(Collected data entries)
■ ■ ■ ■ ■ ■ ■

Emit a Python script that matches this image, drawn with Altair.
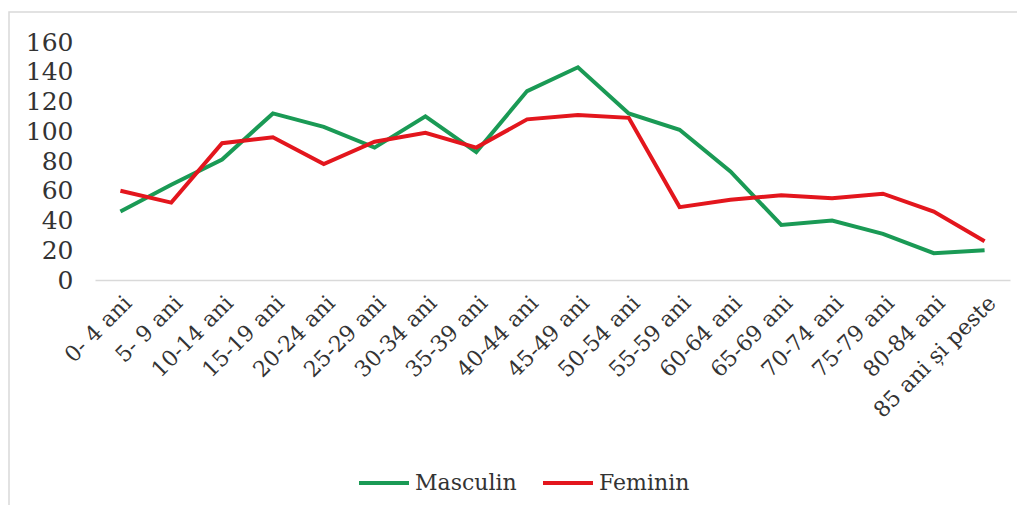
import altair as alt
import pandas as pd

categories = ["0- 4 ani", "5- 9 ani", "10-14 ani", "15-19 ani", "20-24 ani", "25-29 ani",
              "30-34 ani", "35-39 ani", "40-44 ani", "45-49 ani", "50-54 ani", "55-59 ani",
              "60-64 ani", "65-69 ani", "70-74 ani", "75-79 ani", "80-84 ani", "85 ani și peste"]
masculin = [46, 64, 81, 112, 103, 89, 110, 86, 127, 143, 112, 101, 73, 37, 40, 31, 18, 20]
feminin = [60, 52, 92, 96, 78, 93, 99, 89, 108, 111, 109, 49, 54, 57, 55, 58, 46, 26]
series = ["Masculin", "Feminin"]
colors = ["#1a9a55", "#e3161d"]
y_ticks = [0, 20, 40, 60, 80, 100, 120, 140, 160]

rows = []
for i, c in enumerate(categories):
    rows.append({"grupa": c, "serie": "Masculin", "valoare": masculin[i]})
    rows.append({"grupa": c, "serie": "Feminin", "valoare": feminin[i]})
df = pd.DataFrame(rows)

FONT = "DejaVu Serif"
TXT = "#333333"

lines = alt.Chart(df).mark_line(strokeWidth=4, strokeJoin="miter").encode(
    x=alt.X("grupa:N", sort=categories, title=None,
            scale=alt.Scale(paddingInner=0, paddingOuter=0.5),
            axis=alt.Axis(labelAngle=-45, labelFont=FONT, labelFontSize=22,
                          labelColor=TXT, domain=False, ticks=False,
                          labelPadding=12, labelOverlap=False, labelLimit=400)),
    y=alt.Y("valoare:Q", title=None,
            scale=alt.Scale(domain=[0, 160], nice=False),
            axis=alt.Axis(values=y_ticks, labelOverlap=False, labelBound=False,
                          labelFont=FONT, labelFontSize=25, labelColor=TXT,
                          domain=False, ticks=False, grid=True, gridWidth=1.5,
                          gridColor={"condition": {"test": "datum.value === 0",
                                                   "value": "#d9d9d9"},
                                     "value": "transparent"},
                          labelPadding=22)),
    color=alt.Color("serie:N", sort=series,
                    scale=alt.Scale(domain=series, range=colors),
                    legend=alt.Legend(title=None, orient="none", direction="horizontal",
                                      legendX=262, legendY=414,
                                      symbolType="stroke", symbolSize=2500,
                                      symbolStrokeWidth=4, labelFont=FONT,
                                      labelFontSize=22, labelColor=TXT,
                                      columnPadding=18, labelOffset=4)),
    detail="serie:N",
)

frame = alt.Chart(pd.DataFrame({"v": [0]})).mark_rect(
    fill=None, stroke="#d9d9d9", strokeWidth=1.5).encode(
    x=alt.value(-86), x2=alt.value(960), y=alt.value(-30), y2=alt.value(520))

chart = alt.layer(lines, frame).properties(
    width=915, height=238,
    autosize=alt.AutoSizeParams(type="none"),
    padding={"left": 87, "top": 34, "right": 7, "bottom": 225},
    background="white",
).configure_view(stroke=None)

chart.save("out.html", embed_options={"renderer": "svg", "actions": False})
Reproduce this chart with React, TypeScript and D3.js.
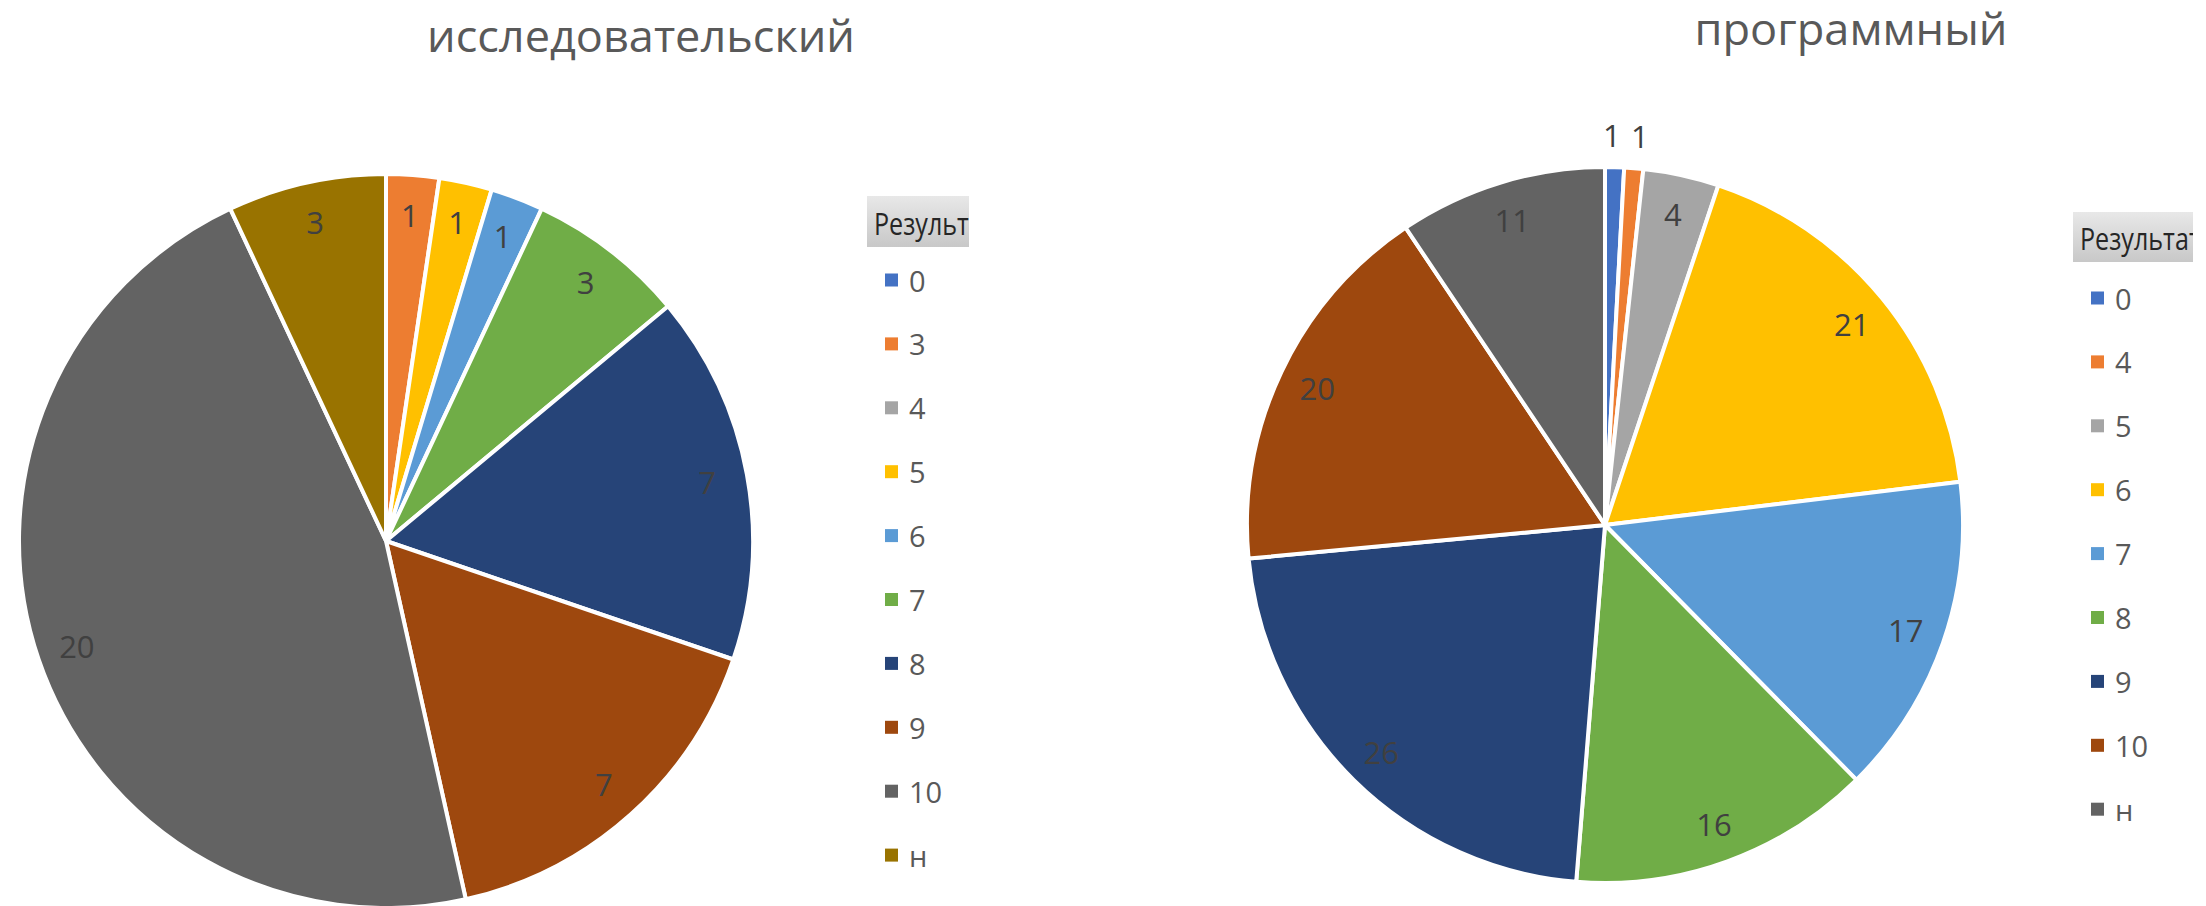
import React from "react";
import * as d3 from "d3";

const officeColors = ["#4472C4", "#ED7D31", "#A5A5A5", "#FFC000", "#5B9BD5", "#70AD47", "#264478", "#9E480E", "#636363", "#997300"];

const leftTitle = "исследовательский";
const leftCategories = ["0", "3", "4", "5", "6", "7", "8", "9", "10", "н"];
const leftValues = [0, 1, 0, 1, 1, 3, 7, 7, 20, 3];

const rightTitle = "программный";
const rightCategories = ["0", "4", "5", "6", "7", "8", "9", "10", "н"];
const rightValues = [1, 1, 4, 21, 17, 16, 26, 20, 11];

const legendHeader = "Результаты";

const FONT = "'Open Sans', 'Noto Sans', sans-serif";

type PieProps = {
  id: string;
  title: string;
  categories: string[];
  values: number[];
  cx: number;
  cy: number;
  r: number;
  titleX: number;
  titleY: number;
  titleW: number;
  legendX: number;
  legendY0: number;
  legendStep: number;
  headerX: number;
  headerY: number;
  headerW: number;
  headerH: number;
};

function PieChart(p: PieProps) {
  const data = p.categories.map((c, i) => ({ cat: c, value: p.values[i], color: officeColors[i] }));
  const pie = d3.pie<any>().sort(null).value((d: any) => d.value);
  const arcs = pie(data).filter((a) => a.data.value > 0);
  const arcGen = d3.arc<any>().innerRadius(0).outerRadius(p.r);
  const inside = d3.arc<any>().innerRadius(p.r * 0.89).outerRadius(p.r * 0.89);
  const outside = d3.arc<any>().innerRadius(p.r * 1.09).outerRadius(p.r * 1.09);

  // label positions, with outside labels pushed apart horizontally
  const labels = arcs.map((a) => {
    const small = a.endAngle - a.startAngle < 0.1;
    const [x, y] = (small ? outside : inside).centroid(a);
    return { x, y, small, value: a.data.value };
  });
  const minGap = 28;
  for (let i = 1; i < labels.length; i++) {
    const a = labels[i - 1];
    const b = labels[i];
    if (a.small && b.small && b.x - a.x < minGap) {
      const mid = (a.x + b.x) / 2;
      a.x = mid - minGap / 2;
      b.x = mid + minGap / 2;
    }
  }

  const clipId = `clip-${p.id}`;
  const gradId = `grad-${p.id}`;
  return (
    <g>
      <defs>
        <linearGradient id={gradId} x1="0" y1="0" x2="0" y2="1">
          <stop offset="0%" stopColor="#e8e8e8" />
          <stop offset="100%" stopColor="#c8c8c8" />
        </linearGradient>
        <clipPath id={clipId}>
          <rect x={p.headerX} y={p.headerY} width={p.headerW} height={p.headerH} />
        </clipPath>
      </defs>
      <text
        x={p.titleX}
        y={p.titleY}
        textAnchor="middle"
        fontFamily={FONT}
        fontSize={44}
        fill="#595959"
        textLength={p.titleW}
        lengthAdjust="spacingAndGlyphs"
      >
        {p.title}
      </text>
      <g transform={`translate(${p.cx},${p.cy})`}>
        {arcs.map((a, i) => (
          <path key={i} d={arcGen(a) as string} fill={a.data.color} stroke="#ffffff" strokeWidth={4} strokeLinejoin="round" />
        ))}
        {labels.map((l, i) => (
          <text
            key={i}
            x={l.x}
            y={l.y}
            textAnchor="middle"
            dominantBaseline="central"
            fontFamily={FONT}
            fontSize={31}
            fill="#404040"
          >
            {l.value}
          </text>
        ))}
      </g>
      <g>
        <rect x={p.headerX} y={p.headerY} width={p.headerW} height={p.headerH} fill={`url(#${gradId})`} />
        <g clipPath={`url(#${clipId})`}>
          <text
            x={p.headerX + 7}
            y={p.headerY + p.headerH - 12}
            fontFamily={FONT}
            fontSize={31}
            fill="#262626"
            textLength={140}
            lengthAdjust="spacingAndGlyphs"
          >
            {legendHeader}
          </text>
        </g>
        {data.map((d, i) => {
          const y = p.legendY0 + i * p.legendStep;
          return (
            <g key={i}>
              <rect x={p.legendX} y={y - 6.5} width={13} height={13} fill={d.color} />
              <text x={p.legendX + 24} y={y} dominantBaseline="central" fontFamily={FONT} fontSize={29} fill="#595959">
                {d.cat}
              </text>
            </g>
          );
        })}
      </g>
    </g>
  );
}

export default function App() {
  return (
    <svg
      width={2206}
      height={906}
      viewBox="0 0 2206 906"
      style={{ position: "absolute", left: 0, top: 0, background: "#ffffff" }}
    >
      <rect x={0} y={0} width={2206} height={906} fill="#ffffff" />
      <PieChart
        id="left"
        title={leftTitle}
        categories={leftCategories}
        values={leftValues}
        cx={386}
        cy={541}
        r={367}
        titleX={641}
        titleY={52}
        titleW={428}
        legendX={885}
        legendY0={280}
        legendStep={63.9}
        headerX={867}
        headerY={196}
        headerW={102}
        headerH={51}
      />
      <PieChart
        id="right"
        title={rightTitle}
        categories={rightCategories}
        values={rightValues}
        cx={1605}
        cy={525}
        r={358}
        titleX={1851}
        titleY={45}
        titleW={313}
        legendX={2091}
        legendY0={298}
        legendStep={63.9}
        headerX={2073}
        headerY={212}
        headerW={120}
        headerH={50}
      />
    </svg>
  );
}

■ ■ ■ ■ ■ ■ ■

- [Problem]: Go from the first line of the data above to the line containing "import pandas as pd" and retype exactly those lines, both included, but none of the pictures.

- [Answer below]:
Emit a Python script that matches this image, drawn with Altair.
import altair as alt
import pandas as pd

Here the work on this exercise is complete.